When multiple comparisons between more than two groups were made, for example, between racial/ethnic groups, a Bonferroni adjustment to the significance level was used to ensure that the significance level for the tests as a group was at the .05 level. Generally, when multiple statistical comparisons are made, it becomes increasingly likely that an indication of a population difference is erroneous. Even when there is no difference in the population, at an alpha of .05, there is still a 5 percent chance of concluding that an observed t value representing one comparison in the sample is large enough to be statistically significant. As the number of comparisons increase, the risk of making such an erroneous inference also increases. The Bonferroni procedure corrects the significance (or alpha) level for the total number of comparisons made within a particular classification variable. For each classification variable, there are (K*(K-l)/2) possible comparisons (or nonredundant pairwise combinations), where K is the number of categories. The Bonferroni procedure divides the alpha level for a single t test by the number of possible pairwise comparisons in order to produce a new alpha level that is corrected for the fact that multiple contrasts are being made. As a result, the t value for a certain alpha level (e.g., .05) increases, which makes it more difficult to claim that the difference observed is statistically significant.
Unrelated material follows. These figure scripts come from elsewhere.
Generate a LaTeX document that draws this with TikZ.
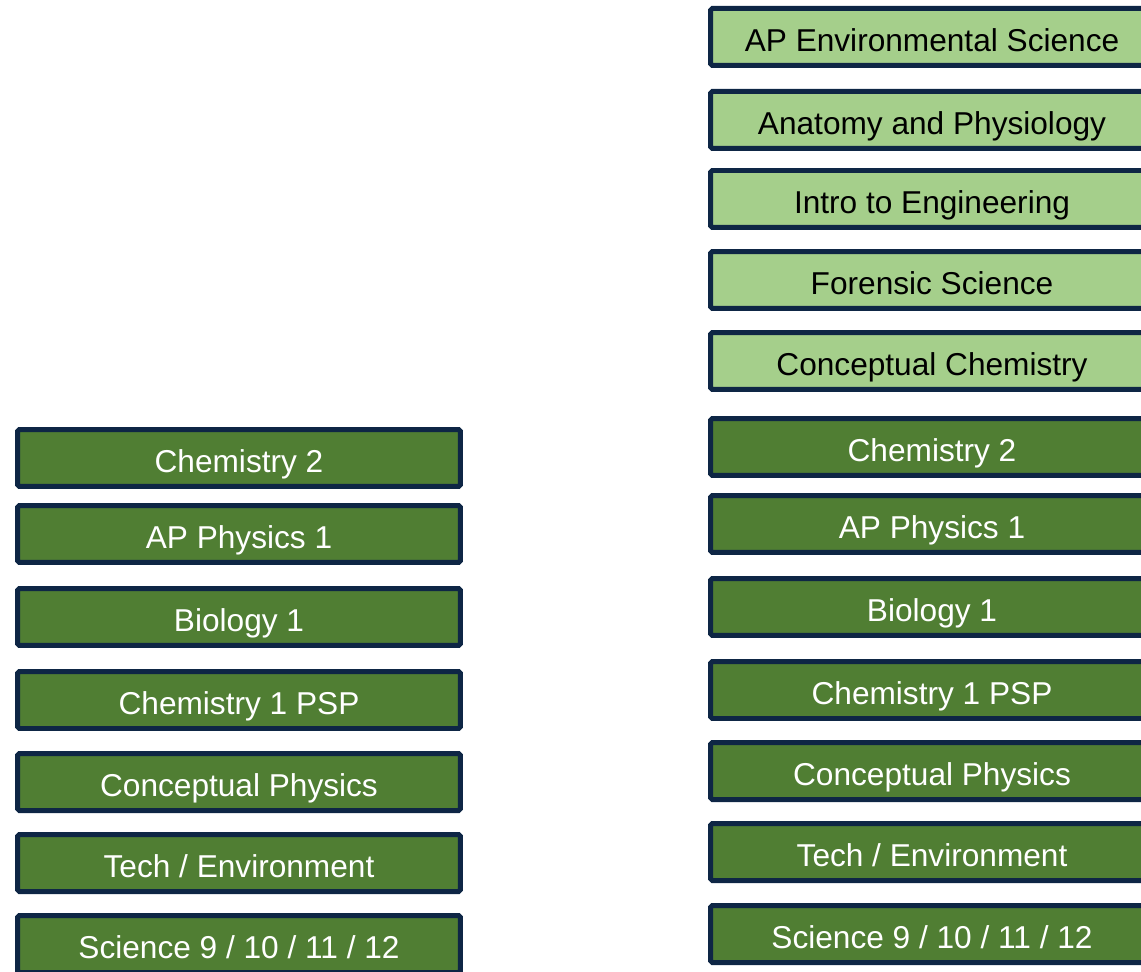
\documentclass[tikz,border=0pt]{standalone}
\usepackage{fontspec}
\setmainfont{Liberation Sans}
\usepackage{xcolor}
\usepackage{tikz}
\usetikzlibrary{positioning}

\definecolor{navy}{HTML}{0E2645}
\definecolor{darkgreen}{HTML}{507E33}
\definecolor{lightgreen}{HTML}{A5CF8B}

\begin{document}
\begin{tikzpicture}[x=0.02cm, y=-0.02cm,
    course/.style={draw=navy, line width=0.1cm, rounded corners=1pt,
        minimum width=8.86cm, minimum height=1.14cm, inner sep=0pt,
        text height=16pt, text depth=0pt,
        font=\fontsize{18}{21}\selectfont},
    core/.style={course, fill=darkgreen, text=white},
    elective/.style={course, fill=lightgreen, text=black}]
    \useasboundingbox (0,0) rectangle (1141,972);
    \clip (0,0) rectangle (1141,972);

    % left column
    \node[core] (LChemTwo) at (239,458) {Chemistry 2};
    \node[core] (LPhysAP) at (239,534) {AP Physics 1};
    \node[core] (LBio) at (239,617) {Biology 1};
    \node[core] (LChemOne) at (239,700) {Chemistry 1 PSP};
    \node[core] (LPhysCon) at (239,782) {Conceptual Physics};
    \node[core] (LTech) at (239,863) {Tech / Environment};
    \node[core] (LSci) at (239,944) {Science 9 / 10 / 11 / 12};

    % right column, electives on top
    \node[elective] (REnv) at (932,37) {AP Environmental Science};
    \node[elective] (RAnat) at (932,120) {Anatomy and Physiology};
    \node[elective] (REng) at (932,199) {Intro to Engineering};
    \node[elective] (RFor) at (932,280) {Forensic Science};
    \node[elective] (RChemCon) at (932,361) {Conceptual Chemistry};
    \node[core] (RChemTwo) at (932,447) {Chemistry 2};
    \node[core] (RPhysAP) at (932,524) {AP Physics 1};
    \node[core] (RBio) at (932,607) {Biology 1};
    \node[core] (RChemOne) at (932,690) {Chemistry 1 PSP};
    \node[core] (RPhysCon) at (932,771) {Conceptual Physics};
    \node[core] (RTech) at (932,852) {Tech / Environment};
    \node[core] (RSci) at (932,934) {Science 9 / 10 / 11 / 12};
\end{tikzpicture}
\end{document}
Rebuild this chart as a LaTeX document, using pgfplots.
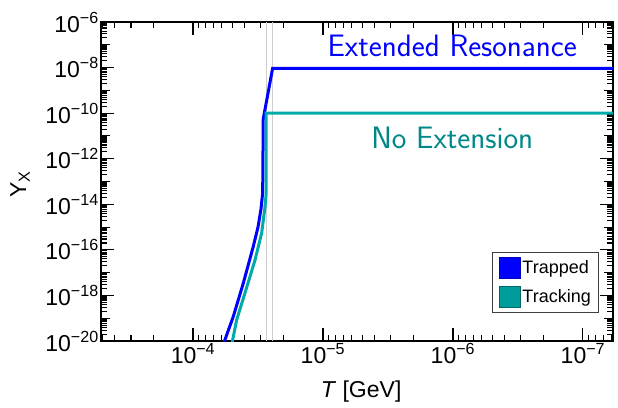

Finally, a linear trend test was used when a statement describing a linear trend, rather than the differences between two discrete categories, was made. This test allows one to examine whether, for example, the percentage of students using drugs increased (or decreased) over time or whether the percentage of students who reported being physically attacked in school increased (or decreased) with their age. Based on a regression with, for example, student's age as the independent variable and whether a student was physically attacked as the dependent variable, the test involves computing the regression coefficient (b) and its corresponding standard error (se). The ratio of these two (b/se) is the test statistic t. If t is greater than 1.96, the critical value for one comparison at the .05 alpha level, the hypothesis that there is a linear relationship between student's age and being physically attacked is not rejected.
 For detailed information about how the data were collected and analyzed, see S.P. Kachur et al., "School-Associated Violent Deaths in the United States, 1992 to 1994," Journal of the American Medical Association 275 (22) (1996): 1729-1733.